Email management – step 2: get ready to act

By January 26, 2011web-tech

My last post on email management generated some good backchannel discussion. My friend—and legal-tech consultant—Craig Bayer posted his methodology over here. Great information, for sure. And Ben Schorr, another tech consultant, posted his thoughts here. What's interesting about these various posts is that, while they differ slightly in approach, everyone's system focuses on getting things out the in-box.

Believe it or not, there are lawyers out there who keep every email they ever received in their in-box. This is not a good strategy, for lots of reasons.

So, back to our discussion. As I said, the first thing I do each morning (and periodically during the day) is to delete emails that I don't need to keep or act on. During this process I don't do anything other than delete. It makes me feel good, and it's easy to do.

Once I've deleted useless emails, I go back and flag emails that I plan to act on during the day. A flag means (to me) that responding will require some effort, or that I don't want to answer the email right away. I try to give thoughtful responses to my emails, and this is one way I increase the chances of doing that.

After I've flagged the emails I need to respond to later (or that need some other action), I turn to the emails that can be dealt with quickly. I work my way down the inbox, responding to those emails. Again, the fact that these all are dealt with quickly lets me build up momentum. If you want to be efficient it's best to learn how to “batch process,” which means to do similar tasks at the same time.

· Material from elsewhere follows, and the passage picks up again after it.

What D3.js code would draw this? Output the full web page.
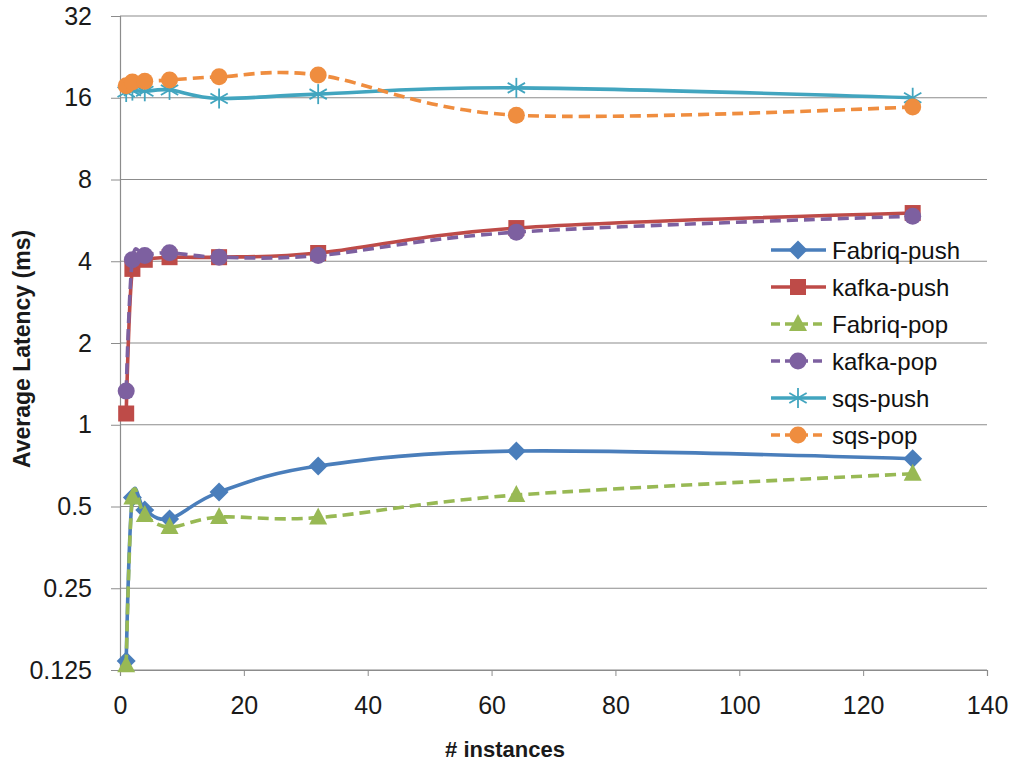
<!DOCTYPE html>
<html><head><meta charset="utf-8">
<script src="https://cdn.jsdelivr.net/npm/d3@7"></script>
<style>body{margin:0;background:#fff}svg{display:block}</style>
</head><body>
<svg id="c" width="1011" height="767"></svg>
<script>
const instances = [1, 2, 4, 8, 16, 32, 64, 128];
const fabriqPush = [0.135, 0.54, 0.485, 0.45, 0.565, 0.705, 0.80, 0.75];
const kafkaPush  = [1.1, 3.75, 4.05, 4.14, 4.14, 4.29, 5.3, 6.02];
const fabriqPop  = [0.13, 0.54, 0.465, 0.42, 0.457, 0.455, 0.551, 0.66];
const kafkaPop   = [1.33, 4.05, 4.2, 4.3, 4.14, 4.2, 5.12, 5.86];
const sqsPush    = [16.8, 17.0, 16.9, 17.1, 15.9, 16.5, 17.4, 16.0];
const sqsPop     = [17.7, 18.3, 18.4, 18.6, 19.1, 19.4, 13.8, 14.8];
const seriesNames = ["Fabriq-push", "kafka-push", "Fabriq-pop", "kafka-pop", "sqs-push", "sqs-pop"];
const xTicks = [0, 20, 40, 60, 80, 100, 120, 140];
const yTicks = [0.125, 0.25, 0.5, 1, 2, 4, 8, 16, 32];
const yTickLabels = ["0.125", "0.25", "0.5", "1", "2", "4", "8", "16", "32"];

const seriesValues = [fabriqPush, kafkaPush, fabriqPop, kafkaPop, sqsPush, sqsPop];
const colors = ["#4A7EBB", "#BE4B48", "#98B954", "#7D60A0", "#42A5BF", "#EF8D3F"];
const markers = ["diamond", "square", "triangle", "circle", "star", "circle"];
const dashed = [false, false, true, true, false, true];

const svg = d3.select("#c");
const L = 120, R = 987, T = 16, B = 670;
const x = d3.scaleLinear().domain([0, 140]).range([L, R]);
const y = d3.scaleLog().base(2).domain([0.125, 32]).range([B, T]);
const font = "'Liberation Sans',Arial,sans-serif";

// gridlines
svg.append("g").selectAll("line").data(yTicks).join("line")
  .attr("x1", L).attr("x2", R).attr("y1", d => y(d)).attr("y2", d => y(d))
  .attr("stroke", "#8c8c8c").attr("stroke-width", 1.2);

// y axis
const yAxis = d3.axisLeft(y).tickValues(yTicks).tickFormat((d, i) => yTickLabels[i]).tickSize(9).tickPadding(19);
const gy = svg.append("g").attr("transform", `translate(${L},0)`).call(yAxis);
gy.select(".domain").attr("stroke", "#8c8c8c").attr("stroke-width", 1.2);
gy.selectAll(".tick line").attr("stroke", "#8c8c8c");
gy.selectAll("text").attr("font-family", font).attr("font-size", 25).attr("fill", "#1a1a1a");

// x axis
const xAxis = d3.axisBottom(x).tickValues(xTicks).tickSize(6).tickPadding(20);
const gx = svg.append("g").attr("transform", `translate(0,${B})`).call(xAxis);
gx.select(".domain").attr("stroke", "#8c8c8c").attr("stroke-width", 1.2);
gx.selectAll(".tick line").attr("stroke", "#8c8c8c");
gx.selectAll("text").attr("font-family", font).attr("font-size", 25).attr("fill", "#1a1a1a");

// axis titles
svg.append("text").attr("x", 505).attr("y", 757).attr("text-anchor", "middle")
  .attr("font-family", font).attr("font-weight", "bold").attr("font-size", 22).attr("fill", "#1a1a1a")
  .text("# instances");
svg.append("text").attr("transform", "translate(30,349) rotate(-90)").attr("text-anchor", "middle")
  .attr("font-family", font).attr("font-weight", "bold").attr("font-size", 23).attr("fill", "#1a1a1a")
  .text("Average Latency (ms)");

function drawMarker(g, type, color, cx, cy, scale = 1) {
  const s = scale;
  if (type === "diamond") {
    g.append("path").attr("d", `M${cx},${cy - 9.5 * s}L${cx + 9.5 * s},${cy}L${cx},${cy + 9.5 * s}L${cx - 9.5 * s},${cy}Z`).attr("fill", color);
  } else if (type === "square") {
    g.append("rect").attr("x", cx - 8 * s).attr("y", cy - 8 * s).attr("width", 16 * s).attr("height", 16 * s).attr("fill", color);
  } else if (type === "triangle") {
    g.append("path").attr("d", `M${cx},${cy - 10 * s}L${cx + 9 * s},${cy + 7 * s}L${cx - 9 * s},${cy + 7 * s}Z`).attr("fill", color);
  } else if (type === "circle") {
    g.append("circle").attr("cx", cx).attr("cy", cy).attr("r", 8.5 * s).attr("fill", color);
  } else if (type === "star") {
    const r = 10 * s;
    [0, 60, 120].forEach(a => {
      const rad = a * Math.PI / 180;
      g.append("line").attr("x1", cx - r * Math.sin(rad)).attr("y1", cy - r * Math.cos(rad))
        .attr("x2", cx + r * Math.sin(rad)).attr("y2", cy + r * Math.cos(rad))
        .attr("stroke", color).attr("stroke-width", 1.8);
    });
  }
}

const line = d3.line().x(d => x(d[0])).y(d => y(d[1])).curve(d3.curveCatmullRom.alpha(0));
seriesValues.forEach((vals, i) => {
  const pts = instances.map((xi, j) => [xi, vals[j]]);
  const g = svg.append("g");
  g.append("path").attr("d", line(pts)).attr("fill", "none").attr("stroke", colors[i])
    .attr("stroke-width", 3.6).attr("stroke-dasharray", dashed[i] ? "11,6" : null);
  pts.forEach(p => drawMarker(g, markers[i], colors[i], x(p[0]), y(p[1])));
});

// legend
const lg = svg.append("g");
seriesNames.forEach((n, i) => {
  const ly = 250 + i * 37;
  lg.append("line").attr("x1", 771).attr("x2", 826).attr("y1", ly).attr("y2", ly)
    .attr("stroke", colors[i]).attr("stroke-width", 3.6).attr("stroke-dasharray", dashed[i] ? "9,5" : null);
  drawMarker(lg, markers[i], colors[i], 798, ly);
  lg.append("text").attr("x", 832).attr("y", ly + 9).attr("font-family", font)
    .attr("font-size", 24).attr("fill", "#111").text(n);
});
</script>
</body></html>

After I've responded to those emails, I file the emails that need filing. Then I scan the flagged emails to see if there are any in there that I'm now motivated to deal with. Usually, though, I take a break from email and turn to something else.

At the end of the day, I check my flagged emails to see if any are left. Sometimes I'm waiting on information to be able to respond so it's not unusual to have some flagged emails left over.

Anyone else have any tips they'd like to share about how they process their email?


P.S. If you appreciate these kinds of observations, you might want to read this as well.

3 Comments

  • Cass Tyson says:

    Looking for productivity enhancers, and found this. I swear, if I ever get so many emails I have to flag them at first pass then go through them a second time…well, I think that’s just too many darn emails.

    Mine are set to go direct to archive on reading. Anything not read or deleted or dealt with by the end of the day just gets marked as read and archived anyway.

  • I flag the items I defer and usually add a reminder time and date as well. Lately, I’ve taken to dragging emails to the Task bar to create a new Task when the email requires further action. I also recently started saving emails in a Folder marked “Email” in the client’s file folder on the server. Let’s face “search” in Outlook doesn’t work well anyway. It will be easier to find emails saved with the client’s other documents and information.

  • Terry Carter says:

    The key is the kind of triage you’re talking about. Get it in, prioritize it, deal with it ASAN (N=necessary, rather than P for “possible.”) And I must admit to using Gmail a lot for storage, meaning bunches and bunches of labels. With that I’m probably a bit of a hoarder, to your way of thinking about this.But for me personally, I’ve found that remaining relatively non-useful and unimportant to the rest of the world, along with spam filtering, has helped a lot in keeping my inbox manageable.I hope you don’t take that tack. I like your work too much.